Дементьев выругался, но продолжал мыться.
Холуй, чуть не плача, стал умолять его уйти. Вдруг послышалось отдаленное рычание. Холуй убежал. Рычание раздалось возле самой бани и настолько грозное, что Дементьев не выдержал и, схватив в охапку свое белье, верхнюю одежду, шинель и сапоги, бросился стремглав голышом и где-то на огородах оделся.
Богомолец его не узнал.
Другой рассказ.
Богомолец вздумал вступить в партию. Садясь в машину, он увидел лейтенанта Спасского, человека очень скромного.
— Слушай, ты, — крикнул ему падишах, — дай мне рекомендацию и завтра же занеси ее секретарше.

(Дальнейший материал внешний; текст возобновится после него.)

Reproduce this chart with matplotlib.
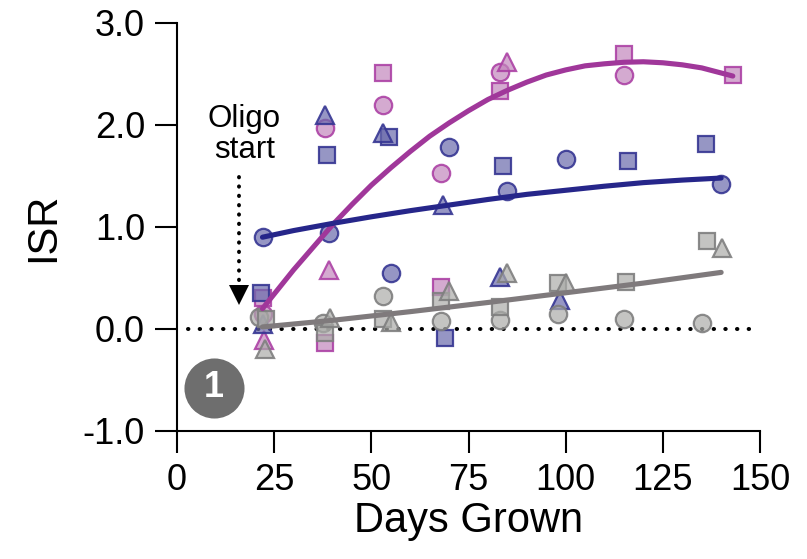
import matplotlib
matplotlib.use("Agg")
import matplotlib.pyplot as plt

plt.rcParams["font.family"] = ["Liberation Sans", "DejaVu Sans"]
plt.rcParams["axes.unicode_minus"] = False

# ---- replicate measurements (days grown, ISR) ----
pink_circle_days = [22, 38, 53, 68, 83, 115]
pink_circle_isr = [0.15, 1.97, 2.20, 1.53, 2.52, 2.49]
pink_square_days = [22, 38, 53, 68, 83, 115, 143]
pink_square_isr = [0.30, -0.14, 2.51, 0.41, 2.33, 2.70, 2.49]
pink_tri_days = [22.5, 39, 85]
pink_tri_isr = [-0.11, 0.58, 2.62]

navy_circle_days = [22, 39, 55, 70, 85, 100, 140]
navy_circle_isr = [0.905, 0.94, 0.55, 1.78, 1.35, 1.67, 1.42]
navy_square_days = [21.5, 38.5, 54.5, 69, 84, 116, 136]
navy_square_isr = [0.35, 1.71, 1.88, -0.09, 1.60, 1.65, 1.81]
navy_tri_days = [22, 38, 53, 68.5, 83, 98.5]
navy_tri_isr = [0.05, 2.10, 1.92, 1.22, 0.51, 0.28]

gray_circle_days = [21, 37.5, 53, 68, 83, 98, 115, 135]
gray_circle_isr = [0.12, 0.06, 0.32, 0.08, 0.09, 0.15, 0.095, 0.06]
gray_square_days = [23, 38, 53, 68, 83, 98, 115.4, 136.3]
gray_square_isr = [0.10, -0.04, 0.10, 0.27, 0.22, 0.45, 0.46, 0.86]
gray_tri_days = [22.6, 39.4, 55, 70, 85, 100, 140.3]
gray_tri_isr = [-0.20, 0.11, 0.07, 0.37, 0.55, 0.45, 0.79]

# ---- fitted trend curves (days, ISR) ----
pink_fit_days = [22, 26, 30, 35, 40, 45, 50, 55, 60, 65, 70, 75, 80, 85, 90,
                 95, 100, 105, 110, 115, 120, 125, 130, 135, 140, 143]
pink_fit_isr = [0.20, 0.39, 0.58, 0.80, 1.02, 1.22, 1.41, 1.58, 1.74, 1.89, 2.02,
                2.14, 2.25, 2.34, 2.42, 2.49, 2.54, 2.58, 2.60, 2.615, 2.62, 2.61,
                2.59, 2.56, 2.51, 2.48]
navy_fit_days = [22, 30, 40, 50, 60, 70, 80, 90, 100, 110, 120, 130, 140]
navy_fit_isr = [0.90, 0.965, 1.035, 1.10, 1.16, 1.215, 1.27, 1.32, 1.36, 1.40, 1.435, 1.46, 1.48]
gray_fit_days = [22, 40, 60, 80, 100, 120, 140]
gray_fit_isr = [0.02, 0.085, 0.17, 0.26, 0.355, 0.45, 0.555]

x_ticks = [0, 25, 50, 75, 100, 125, 150]
y_ticks = [-1.0, 0.0, 1.0, 2.0, 3.0]

# ---- colours ----
pink_face = (194 / 255, 134 / 255, 188 / 255, 0.7)
pink_edge = (172 / 255, 66 / 255, 165 / 255, 0.9)
pink_line = "#a0379a"
navy_face = (106 / 255, 106 / 255, 171 / 255, 0.7)
navy_edge = (54 / 255, 54 / 255, 147 / 255, 0.9)
navy_line = "#26268a"
gray_face = (171 / 255, 172 / 255, 169 / 255, 0.7)
gray_edge = (127 / 255, 127 / 255, 127 / 255, 0.9)
gray_line = "#7f7a7c"

fig = plt.figure(figsize=(8.07, 5.59), dpi=100)
ax = fig.add_axes([177 / 807, 1 - 431 / 559, (760 - 177) / 807, (431 - 23) / 559])

# zero reference line
ax.plot([2.8, 148], [0, 0], color="black", lw=2.9, linestyle=(0, (0.1, 2.8)),
        dash_capstyle="round", zorder=1)

ms = 12.5
mew = 1.6
groups = [
    (pink_face, pink_edge, [(pink_circle_days, pink_circle_isr, "o"),
                            (pink_square_days, pink_square_isr, "s"),
                            (pink_tri_days, pink_tri_isr, "^")]),
    (navy_face, navy_edge, [(navy_circle_days, navy_circle_isr, "o"),
                            (navy_square_days, navy_square_isr, "s"),
                            (navy_tri_days, navy_tri_isr, "^")]),
    (gray_face, gray_edge, [(gray_circle_days, gray_circle_isr, "o"),
                            (gray_square_days, gray_square_isr, "s"),
                            (gray_tri_days, gray_tri_isr, "^")]),
]
for face, edge, series in groups:
    for days, vals, mk in series:
        size = ms if mk != "s" else ms * 0.95
        ax.plot(days, vals, linestyle="none", marker=mk, ms=size, mfc=face,
                mec=edge, mew=mew, zorder=2)

for days, vals, col in [(pink_fit_days, pink_fit_isr, pink_line),
                        (navy_fit_days, navy_fit_isr, navy_line),
                        (gray_fit_days, gray_fit_isr, gray_line)]:
    ax.plot(days, vals, color=col, lw=3.7, solid_capstyle="round",
            solid_joinstyle="round", zorder=3)

# "Oligo start" annotation with dotted arrow
ax.text(17.3, 1.91, "Oligo\nstart", ha="center", va="center", fontsize=22.5,
        linespacing=1.05, multialignment="center")
ax.plot([16, 16], [1.49, 0.45], color="black", lw=2.8, linestyle=(0, (0.1, 2.3)),
        dash_capstyle="round", zorder=4)
ax.plot([16], [0.335], marker="v", ms=14, color="black", mew=0, zorder=4)

# panel badge
ax.scatter([9.5], [-0.58], s=1870, color="#6e6e6e", linewidths=0, zorder=5, clip_on=False)
ax.text(9.5, -0.575, "1", color="white", fontsize=26, fontweight="bold",
        ha="center", va="center", zorder=6)

ax.set_xlim(0, 150)
ax.set_ylim(-1, 3)
ax.set_xticks(x_ticks)
ax.set_xticklabels([str(t) for t in x_ticks])
ax.set_yticks(y_ticks)
ax.set_yticklabels([f"{t:.1f}" for t in y_ticks])

for side in ("top", "right"):
    ax.spines[side].set_visible(False)
for side in ("left", "bottom"):
    ax.spines[side].set_linewidth(1.5)
ax.tick_params(axis="both", direction="out", length=16, width=1.5,
               labelsize=26, pad=7)

ax.set_xlabel("Days Grown", fontsize=30, labelpad=2)
ax.set_ylabel("ISR", fontsize=30, labelpad=14)

fig.savefig("out.png", dpi=100)
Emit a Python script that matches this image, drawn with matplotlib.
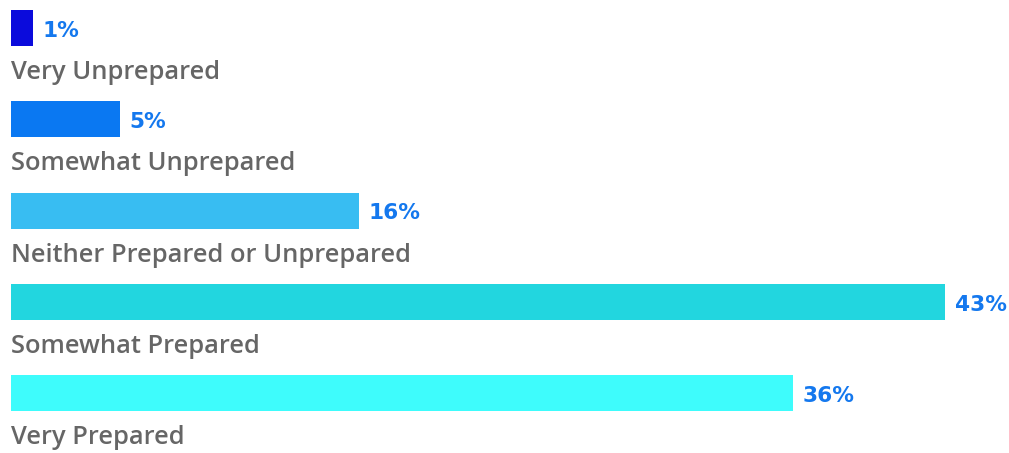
import matplotlib
matplotlib.use("Agg")
import matplotlib.pyplot as plt

categories = ["Very Unprepared", "Somewhat Unprepared", "Neither Prepared or Unprepared",
              "Somewhat Prepared", "Very Prepared"]
values = [1, 5, 16, 43, 36]
value_labels = ["1%", "5%", "16%", "43%", "36%"]
colors = ["#0b0bdc", "#0a78f2", "#38bdf2", "#22d6df", "#3efcfc"]

W, H = 1009, 453
fig = plt.figure(figsize=(W / 100, H / 100), dpi=100)
ax = fig.add_axes([0, 0, 1, 1])

px_per_unit = 21.72
x0 = 11
ax.set_xlim(-x0 / px_per_unit, (W - x0) / px_per_unit)
row = 91.25
y0 = 28
ax.set_ylim((H - y0) / row, -y0 / row)

ys = list(range(len(categories)))
ax.barh(ys, values, height=36 / row, color=colors, left=0)

for y, v, lab, cat in zip(ys, values, value_labels, categories):
    ax.text(v + 10 / px_per_unit, y + 1 / row, lab, va="center_baseline", ha="left",
            color="#1478ee", fontsize=15.6, fontweight="bold", family="DejaVu Sans")
    ax.text(0, y + 51 / row, cat, va="baseline", ha="left",
            color="#666666", fontsize=18.4, fontweight="semibold", family="Open Sans")

ax.axis("off")
fig.savefig("out.png", dpi=100)
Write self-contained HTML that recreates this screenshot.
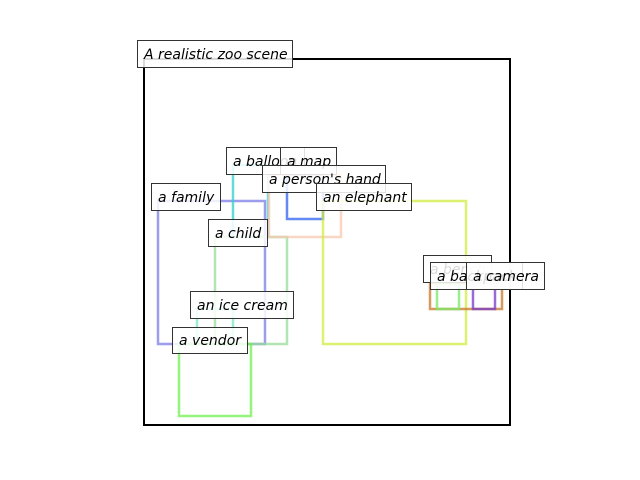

Спасский явился к рекогносцировщикам и сказал, что скорее застрелится, а рекомендацию не даст. Через неделю он был отправлен в распоряжение штаба фронта, однако нашлись подхалимы, и Богомолец заделался большевиком.
Третий рассказ.
Как-то, пируя со своими подхалимами, Богомолец сильно захмелел и изрек:
— Какой я Богомолец — я ваш бог, это вы мои богомольцы.
Подхалимы одобрительно заржали.
УВПС-100 подчинялся УОСу-27, то есть Управлению Оборонительного Строительства.
Как-то, уже после войны, один бывший фронтовик мне сказал:
— Знаю я эти УОСы, их еще хаосами называли, там всегда ютилось много евреев.
Если УВПС можно было приравнять к полку, то УОС соответствовало дивизии.
Как раз во время моего пребывания в Большой Дмитровке ждали туда первого прибытия вновь назначенного начальника УОС-27 полковника Прусса.
Уже за несколько дней пошли об этом разговоры. С позором были выселены из одного дома два капитана-рекогносцировщика, туда явились девчата белить и мыть, комендант и его помощники потащили кровать, перину и какую-то мебель, принадлежавшую жителям села, снабженцы принесли таинственные кульки и бутылки. Сам Богомолец заглянул в этот дом.
Наконец прискакал вестовой. Едет!
Дороги были занесены снегом и потому полковник Прусс приехал в обшитой цветным плюшем кошеве, на четырех, запряженных цугом конях. Колокольчики и бубенцы звенели, сбруя сверкала серебром.